Benessere IL MASSAGGIO DELLE NOTE

| 4 aprile 2005

Avete sentito parlare della musicoterapia e di quanto sia benefico immergersi nelle armonie dei suoni? Scettici, a me le orecchie! Il massaggio sonoro non promette ringiovanimenti tanto repentini quanto effimeri, né si pone come panacea dei mali contemporanei. 

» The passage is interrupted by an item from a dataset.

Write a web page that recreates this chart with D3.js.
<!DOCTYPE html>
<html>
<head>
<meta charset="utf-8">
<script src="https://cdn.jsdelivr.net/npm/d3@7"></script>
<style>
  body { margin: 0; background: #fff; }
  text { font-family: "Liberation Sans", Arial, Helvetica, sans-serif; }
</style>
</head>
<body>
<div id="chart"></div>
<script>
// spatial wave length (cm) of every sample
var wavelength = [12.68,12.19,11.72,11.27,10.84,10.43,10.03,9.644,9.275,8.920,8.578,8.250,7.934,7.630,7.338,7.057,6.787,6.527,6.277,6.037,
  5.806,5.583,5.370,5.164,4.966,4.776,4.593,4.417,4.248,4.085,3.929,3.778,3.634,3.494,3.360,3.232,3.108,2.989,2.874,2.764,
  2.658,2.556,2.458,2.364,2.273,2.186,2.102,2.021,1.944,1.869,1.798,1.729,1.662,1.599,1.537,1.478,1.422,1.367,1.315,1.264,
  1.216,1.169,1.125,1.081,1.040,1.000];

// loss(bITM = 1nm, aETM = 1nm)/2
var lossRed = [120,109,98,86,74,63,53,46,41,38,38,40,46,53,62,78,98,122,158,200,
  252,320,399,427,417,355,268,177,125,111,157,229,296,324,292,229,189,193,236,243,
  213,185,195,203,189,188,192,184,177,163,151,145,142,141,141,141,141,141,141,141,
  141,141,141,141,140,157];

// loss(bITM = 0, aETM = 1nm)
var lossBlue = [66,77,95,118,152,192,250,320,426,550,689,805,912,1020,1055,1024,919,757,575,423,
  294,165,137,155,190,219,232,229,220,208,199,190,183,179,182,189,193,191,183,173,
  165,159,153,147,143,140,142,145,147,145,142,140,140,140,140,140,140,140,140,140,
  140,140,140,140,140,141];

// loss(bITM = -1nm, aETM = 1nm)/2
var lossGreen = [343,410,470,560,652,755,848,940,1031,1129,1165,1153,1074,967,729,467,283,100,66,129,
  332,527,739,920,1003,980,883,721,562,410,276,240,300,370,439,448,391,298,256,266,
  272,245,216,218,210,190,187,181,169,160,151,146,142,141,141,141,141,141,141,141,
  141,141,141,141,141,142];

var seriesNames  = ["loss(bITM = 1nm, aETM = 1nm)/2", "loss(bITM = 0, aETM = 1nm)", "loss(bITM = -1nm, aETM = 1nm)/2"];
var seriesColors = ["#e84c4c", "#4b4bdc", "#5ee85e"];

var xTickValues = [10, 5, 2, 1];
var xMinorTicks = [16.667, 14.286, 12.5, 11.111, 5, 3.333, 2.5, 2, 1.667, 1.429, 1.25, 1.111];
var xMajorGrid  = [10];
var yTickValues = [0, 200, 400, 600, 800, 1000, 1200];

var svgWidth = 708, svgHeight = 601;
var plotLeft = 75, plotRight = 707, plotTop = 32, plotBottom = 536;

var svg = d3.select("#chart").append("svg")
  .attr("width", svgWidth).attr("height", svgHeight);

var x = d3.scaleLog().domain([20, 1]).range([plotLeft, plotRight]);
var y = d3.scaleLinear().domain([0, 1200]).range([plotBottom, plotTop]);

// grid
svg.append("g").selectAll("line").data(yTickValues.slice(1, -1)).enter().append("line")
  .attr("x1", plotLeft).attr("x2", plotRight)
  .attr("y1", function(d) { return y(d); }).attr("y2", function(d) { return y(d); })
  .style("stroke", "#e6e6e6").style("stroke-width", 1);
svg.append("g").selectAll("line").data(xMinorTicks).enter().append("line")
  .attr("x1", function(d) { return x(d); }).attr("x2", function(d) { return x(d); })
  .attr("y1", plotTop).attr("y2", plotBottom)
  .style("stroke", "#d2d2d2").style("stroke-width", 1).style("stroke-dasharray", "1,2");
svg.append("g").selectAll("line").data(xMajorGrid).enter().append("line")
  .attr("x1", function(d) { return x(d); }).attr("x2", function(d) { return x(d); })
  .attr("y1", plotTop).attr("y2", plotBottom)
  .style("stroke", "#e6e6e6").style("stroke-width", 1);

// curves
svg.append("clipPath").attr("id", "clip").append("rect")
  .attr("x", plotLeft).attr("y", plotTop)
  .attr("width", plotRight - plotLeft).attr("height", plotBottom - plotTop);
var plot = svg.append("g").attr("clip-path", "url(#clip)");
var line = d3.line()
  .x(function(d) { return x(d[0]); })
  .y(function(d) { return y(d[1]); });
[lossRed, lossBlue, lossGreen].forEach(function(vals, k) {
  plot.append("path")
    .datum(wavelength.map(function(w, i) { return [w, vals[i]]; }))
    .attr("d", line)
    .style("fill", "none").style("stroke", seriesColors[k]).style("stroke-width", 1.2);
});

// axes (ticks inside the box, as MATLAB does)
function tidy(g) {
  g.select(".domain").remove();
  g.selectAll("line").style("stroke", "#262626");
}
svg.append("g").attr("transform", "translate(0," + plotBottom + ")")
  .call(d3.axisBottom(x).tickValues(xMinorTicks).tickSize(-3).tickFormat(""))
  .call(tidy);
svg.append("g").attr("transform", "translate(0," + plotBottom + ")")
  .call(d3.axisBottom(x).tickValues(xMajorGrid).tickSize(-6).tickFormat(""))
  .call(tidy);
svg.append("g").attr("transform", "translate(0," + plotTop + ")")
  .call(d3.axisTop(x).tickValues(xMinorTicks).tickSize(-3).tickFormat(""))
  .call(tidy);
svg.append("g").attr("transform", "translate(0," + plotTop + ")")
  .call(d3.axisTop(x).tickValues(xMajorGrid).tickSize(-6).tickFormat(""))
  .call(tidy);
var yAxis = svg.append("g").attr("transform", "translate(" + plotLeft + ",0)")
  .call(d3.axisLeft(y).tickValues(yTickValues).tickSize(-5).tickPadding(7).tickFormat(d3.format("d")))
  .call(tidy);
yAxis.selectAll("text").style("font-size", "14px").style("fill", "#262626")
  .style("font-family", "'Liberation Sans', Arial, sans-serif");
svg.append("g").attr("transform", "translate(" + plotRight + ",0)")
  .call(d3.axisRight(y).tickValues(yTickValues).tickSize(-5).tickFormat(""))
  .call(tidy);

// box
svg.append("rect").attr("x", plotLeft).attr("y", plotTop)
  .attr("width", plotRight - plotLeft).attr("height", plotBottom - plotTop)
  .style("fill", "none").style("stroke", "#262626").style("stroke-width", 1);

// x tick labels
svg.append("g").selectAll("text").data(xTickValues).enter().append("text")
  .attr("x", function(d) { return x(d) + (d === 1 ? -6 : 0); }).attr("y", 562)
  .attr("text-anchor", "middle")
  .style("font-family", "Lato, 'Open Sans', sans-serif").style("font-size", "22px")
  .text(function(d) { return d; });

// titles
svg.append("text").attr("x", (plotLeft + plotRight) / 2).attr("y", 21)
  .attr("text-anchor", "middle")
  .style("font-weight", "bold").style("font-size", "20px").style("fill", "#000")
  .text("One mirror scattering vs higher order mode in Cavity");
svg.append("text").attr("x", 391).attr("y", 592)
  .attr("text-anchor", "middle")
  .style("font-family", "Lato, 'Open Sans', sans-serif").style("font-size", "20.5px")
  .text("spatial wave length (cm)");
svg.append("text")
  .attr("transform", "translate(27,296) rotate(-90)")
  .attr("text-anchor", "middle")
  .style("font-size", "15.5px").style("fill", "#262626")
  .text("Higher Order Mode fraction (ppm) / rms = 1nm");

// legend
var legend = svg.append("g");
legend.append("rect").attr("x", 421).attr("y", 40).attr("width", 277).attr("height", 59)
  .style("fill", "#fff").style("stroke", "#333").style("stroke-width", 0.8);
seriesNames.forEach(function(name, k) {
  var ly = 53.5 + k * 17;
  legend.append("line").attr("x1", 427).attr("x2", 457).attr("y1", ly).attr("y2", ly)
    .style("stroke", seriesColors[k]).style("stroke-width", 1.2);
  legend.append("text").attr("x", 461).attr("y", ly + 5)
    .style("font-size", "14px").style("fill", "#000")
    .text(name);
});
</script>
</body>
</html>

E’ semplicemente un viaggio introspettivo, una pausa alla frenesia e al male di vivere che affligge moltissima gente, sottoscritta compresa. Lo fa senza grandi formule, con il geniale ausilio della musica, compagna di vita di tutti, colonna sonora dei nostri ricordi, e con il sapiente dosaggio dei colori,unito alla perfetta atmosfera di un habitat congeniale a chi vuole ritrovarsi. Ma, più in concreto, come possiamo descrivere tecnicamente qualcosa che accarezza la nostra anima e riporta a galla ricordi sepolti, emozioni represse, parti di noi troppo spesso dimenticate? Togliendo al tutto la suggestione che di fatto possiede, partiamo con il dire che la musicoterapia e la cromoterapia vengono integrate con un computer (questa volta dotato di funzione salutare) che controlla, attraverso un lettino, le vibrazioni sonore. La musica agisce direttamente sul lettino, diffondendosi attraverso altoparlanti posizionati sotto di noi. Ma come vengono scelti i suggerimenti musicali e cromatici? Su misura. E qui entra in gioco l’abilità e la preparazione di chi si muove dietro alle quinte. Popolare, medievale, classica o moderna, la musica svolge la funzione principale di rilassamento e di riconquista della nostra identità più intima. La sua scelta, con il giusto abbinamento cromatico, è determinante affinché l’esperienza sia davvero “terapeutica”. Attraverso un lento e modulato massaggio musicale su tutto il corpo, si sincronizza la vibrazione cellulare e tutto questo ci permette di “sognare ad occhi aperti”, rilassandoci, visualizzando eventi accaduti nella nostra infanzia o semplicemente lasciando che la rievocazione mnemonica di un evento si arricchisca di particolari, fatti, fantasie e bisogni, spesso senza esserne consapevoli. Alla fine si può sentire la necessità di condividere l’esperienza raccontando le proprie “visioni” o si può scegliere di custodirla dentro noi stessi. Sta di fatto che per un’ora intera apparteniamo a noi stessi, facciamo la nostra conoscenza e basta. Per molti di noi è già un bel traguardo.